Pişmanlığımı itiraf etmeliyim

Mümtaz Zeytinoğlu’nun aramızdan ayrılışından sonra çok yakın arkadaşı olan Prof.Dr. Tahsin Yücel, “Topluma Dönük Sanayici Bildirisini”  bir kitap olarak yayınlama hazırlıklarında birlikte yapmamızı önerdi. Kendime güvenemediğim için  o çalışmaya  katkı yapamadığım için her zaman pişmanlık duydum.
Birlikte çalışsaydım he yazı ustalığı edinir; hem de  her zaman önemsediğim bir belgenin kitaba dönüşmesinin hazzını tadardım.
Kendi penceremden  Mümtaz Zeytinoğlu ile olan iletişim ve etkileşim dünyamı yazıyla belgelemeye çalıştım. Umarım ki  Eskişehir’in  önemli bir  “yerel lideri” hakkında  toplum hafızasına  küçük bir  katkım  olsun.
Mümtaz Zeytinoğlu’ nu özlemle ve saygıyla anıyorum.

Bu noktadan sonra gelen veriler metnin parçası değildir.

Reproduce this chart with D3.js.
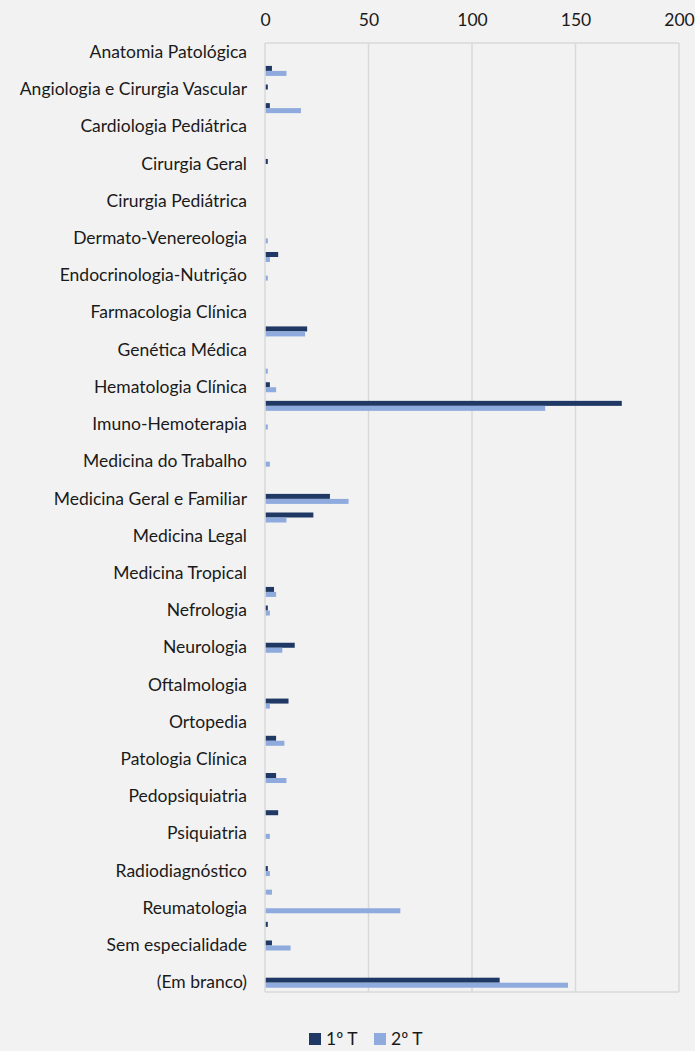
<!DOCTYPE html>
<html>
<head>
<meta charset="utf-8">
<script src="https://cdn.jsdelivr.net/npm/d3@7"></script>
<style>
  body { margin: 0; background: #F2F2F2; }
  svg { display: block; font-family: Lato, "Open Sans", sans-serif; }
</style>
</head>
<body>
<div id="chart"></div>
<script>
// categories (only every other one gets a label, as in the original)
var categories = [
  'Anatomia Patológica', 'Anestesiologia', 'Angiologia e Cirurgia Vascular', 'Cardiologia',
  'Cardiologia Pediátrica', 'Cirurgia Cardiotorácica', 'Cirurgia Geral', 'Cirurgia Maxilo-Facial',
  'Cirurgia Pediátrica', 'Cirurgia Plástica Reconstrutiva e Estética', 'Dermato-Venereologia', 'Doenças Infecciosas',
  'Endocrinologia-Nutrição', 'Estomatologia', 'Farmacologia Clínica', 'Gastrenterologia',
  'Genética Médica', 'Ginecologia/Obstetrícia', 'Hematologia Clínica', 'Imunoalergologia',
  'Imuno-Hemoterapia', 'Medicina Desportiva', 'Medicina do Trabalho', 'Medicina Física e de Reabilitação',
  'Medicina Geral e Familiar', 'Medicina Interna', 'Medicina Legal', 'Medicina Nuclear',
  'Medicina Tropical', 'Medicina Intensiva', 'Nefrologia', 'Neurocirurgia',
  'Neurologia', 'Neurorradiologia', 'Oftalmologia', 'Oncologia Médica',
  'Ortopedia', 'Otorrinolaringologia', 'Patologia Clínica', 'Pediatria',
  'Pedopsiquiatria', 'Pneumologia', 'Psiquiatria', 'Radiologia',
  'Radiodiagnóstico', 'Radioterapia', 'Reumatologia', 'Saúde Pública',
  'Sem especialidade', 'Urologia', '(Em branco)'
];

var serie1 = [ // 1º T
  0, 3, 1, 2, 0, 0, 1, 0, 0, 0,
  0, 6, 0, 0, 0, 20, 0, 0, 2, 172,
  0, 0, 0, 0, 31, 23, 0, 0, 0, 4,
  1, 0, 14, 0, 0, 11, 0, 5, 0, 5,
  0, 6, 0, 0, 1, 0, 0, 1, 3, 0,
  113
];
var serie2 = [ // 2º T
  0, 10, 0, 17, 0, 0, 0, 0, 0, 0,
  1, 2, 1, 0, 0, 19, 0, 1, 5, 135,
  1, 0, 2, 0, 40, 10, 0, 0, 0, 5,
  2, 0, 8, 0, 0, 2, 0, 9, 0, 10,
  0, 0, 2, 0, 2, 3, 65, 0, 12, 0,
  146
];
var seriesNames = ['1º T', '2º T'];
var xTicks = [0, 50, 100, 150, 200];

var colors = { '1º T': '#203864', '2º T': '#8FAADC' };

var W = 695, H = 1051;
var margin = { top: 43, right: 16, bottom: 59, left: 265 };
var fontSize = '17.5px';

var rows = categories.map(function (c, i) {
  return { cat: c, values: [{ key: '1º T', v: serie1[i] }, { key: '2º T', v: serie2[i] }] };
});

var svg = d3.select('#chart').append('svg')
  .attr('width', W)
  .attr('height', H);

svg.append('rect').attr('width', W).attr('height', H).attr('fill', '#F2F2F2');

var x = d3.scaleLinear()
  .domain([0, 200])
  .range([margin.left, W - margin.right]);

var y = d3.scaleBand()
  .domain(categories)
  .range([margin.top, H - margin.bottom])
  .padding(0);

var ys = d3.scaleBand()
  .domain(seriesNames)
  .range([0, y.bandwidth()])
  .paddingInner(0)
  .paddingOuter(0.86);

// grid lines
svg.append('g')
  .selectAll('line')
  .data(xTicks)
  .join('line')
  .attr('x1', function (d) { return x(d); })
  .attr('x2', function (d) { return x(d); })
  .attr('y1', margin.top)
  .attr('y2', H - margin.bottom)
  .attr('stroke', '#D9D9D9')
  .attr('stroke-width', 1.5);

// top / bottom frame
svg.append('g')
  .selectAll('line')
  .data([margin.top, H - margin.bottom])
  .join('line')
  .attr('x1', x(0))
  .attr('x2', x(200))
  .attr('y1', function (d) { return d; })
  .attr('y2', function (d) { return d; })
  .attr('stroke', '#D9D9D9')
  .attr('stroke-width', 1.5);

// bars
var groups = svg.append('g')
  .selectAll('g')
  .data(rows)
  .join('g')
  .attr('transform', function (d) { return 'translate(0,' + y(d.cat) + ')'; });

groups.selectAll('rect')
  .data(function (d) { return d.values.filter(function (s) { return s.v > 0; }); })
  .join('rect')
  .attr('x', x(0) + 0.75)
  .attr('y', function (d) { return ys(d.key); })
  .attr('width', function (d) { return x(d.v) - x(0); })
  .attr('height', ys.bandwidth())
  .attr('fill', function (d) { return colors[d.key]; });

// x axis on top
var xAxis = svg.append('g')
  .attr('transform', 'translate(0,' + margin.top + ')')
  .call(d3.axisTop(x).tickValues(xTicks).tickSize(0).tickPadding(17));
xAxis.select('.domain').remove();
xAxis.selectAll('text')
  .attr('font-size', fontSize)
  .attr('font-family', 'Lato')
  .attr('fill', '#1a1a1a');

// category axis, every other label
var yAxis = svg.append('g')
  .attr('transform', 'translate(' + margin.left + ',0)')
  .call(d3.axisLeft(y)
    .tickValues(categories.filter(function (d, i) { return i % 2 === 0; }))
    .tickSize(0)
    .tickPadding(18));
yAxis.select('.domain').remove();
yAxis.selectAll('text')
  .attr('font-size', fontSize)
  .attr('font-family', 'Lato')
  .attr('fill', '#1a1a1a');

// legend
var legend = svg.append('g')
  .attr('transform', 'translate(309,1033)');
var items = legend.selectAll('g')
  .data(seriesNames)
  .join('g')
  .attr('transform', function (d, i) { return 'translate(' + (i * 65) + ',0)'; });
items.append('rect')
  .attr('width', 12)
  .attr('height', 12)
  .attr('fill', function (d) { return colors[d]; });
items.append('text')
  .attr('x', 17)
  .attr('y', 12)
  .attr('font-size', fontSize)
  .attr('fill', '#1a1a1a')
  .text(function (d) { return d; });
</script>
</body>
</html>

____________________________

Not: Burada aktardığım anıların bir bölümüne tanıklık  eden Yılmaz Çakır’dan aldığım notları değerlendirdim. Yavuz Zeytinoğlu  da gönderdiğim metni değerlendirerek görüşünü paylaştı. Sözlü tarihin önemli parçası olan anılar ve aynı dönemi yaşayanların çapraz bilgilendirmeleri önemlidir. Önemli olan  muhataplarının açıklama yapabileceği bir zaman kesitinde anıları “yazılı  belge” haline getirmektir. Yazılı belgelerdeki eksikleri tamamlanmanın, yanlışları düzeltmenin binbir yolu vardır; ama kapalı kapılar ardında anlatılan  “kulak kirliliği” yaratan anlatımların  “toplumsal hafızada” açtığı yarayı  tedavi etmek zordur. Eskişehir’in  güçlü bir hafızaya sahip olması, herkesin  bildiklerini yazıya aktarması çağrısı yapıyoruz.